Another deal, with Northern Ireland-based company Re-Gen, turned south after two bales of shredded plastic were dropped into Penobscot Bay in December while an 8,000-bale shipment was unloaded at the Sprague Energy Terminal on Mack Point. One of the bales couldn’t be recovered, and the trash soon began washing up on the shores of nearby Sears Island.

PERC pursued the deal with Re-Gen after twice running out of fuel for its boilers last winter, peak season for electricity demand. It was looking for a fuel that was “storable and stable” and that it could keep on hand if it ran out of waste to burn, Lang said. The company found that in the material offered by Re-Gen, which is 85 percent plastic.

While some questions were raised in British press about why Re-Gen was sending the material to North America in the first place, Lang said PERC viewed it as an environmentally conscientious effort: the material would have otherwise been diverted to a landfill. The first 20 shipments of the material came in January and February 2020, he said.
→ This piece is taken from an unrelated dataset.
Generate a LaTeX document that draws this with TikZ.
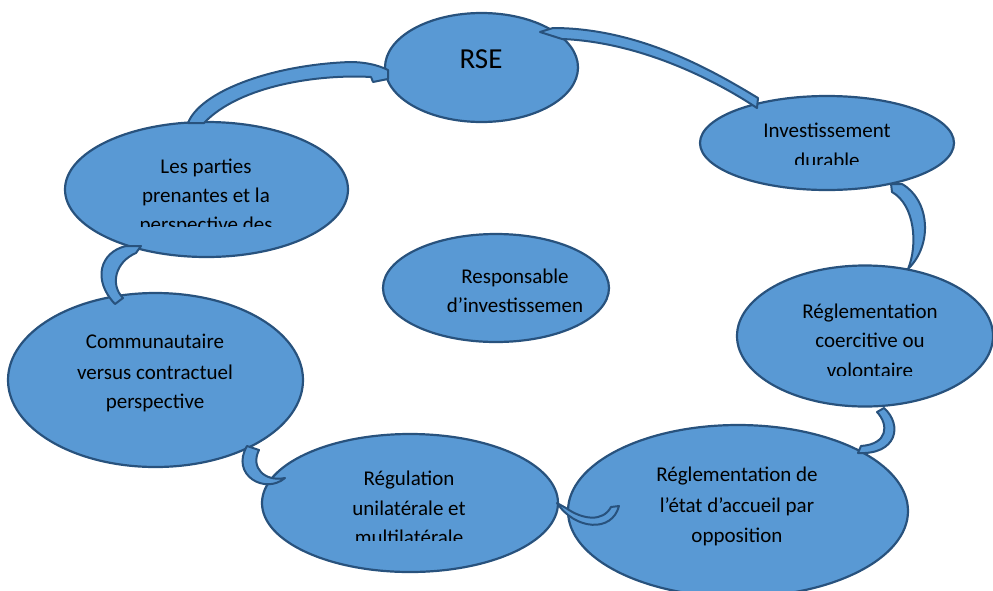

The December spill was a “one-off, extremely unfortunate” event that the company had worked to mitigate, Re-Gen spokesperson Sinead Little said in a statement. In its seven years of shipping waste around the world, the spill in Penobscot Bay was the first of its kind, according to the company.

“This was an unacceptable occurrence and entirely preventable,” Little said.

PERC staff were “horrified” to see pictures of the trash wash up on Sears Island, Lang said. While PERC continues to hold material it received from Re-Gen, it has not ordered a new shipment since the spill.

“If anybody ever wanted to bring that again, we don’t know what could be done to guarantee that they wouldn’t spill something,” Lang said. “And that’s a real troubling point for us.”

PERC has also experimented with other fuel sources, including waste collected by the Maine Department of Environmental Protection from cleanup sites and baled recyclables that had no other outlet due to a depressed, worldwide market for recyclables.

Power prices have been “abysmal,” Lang said, noting that consumers might appreciate low electricity prices, but they make it difficult to keep PERC afloat.

“This is not a cheap operation,” Lang said. “The waste-to-energy plant is not the cheapest way to get rid of waste. The cheapest way, for the short-term, is to put it in a landfill.”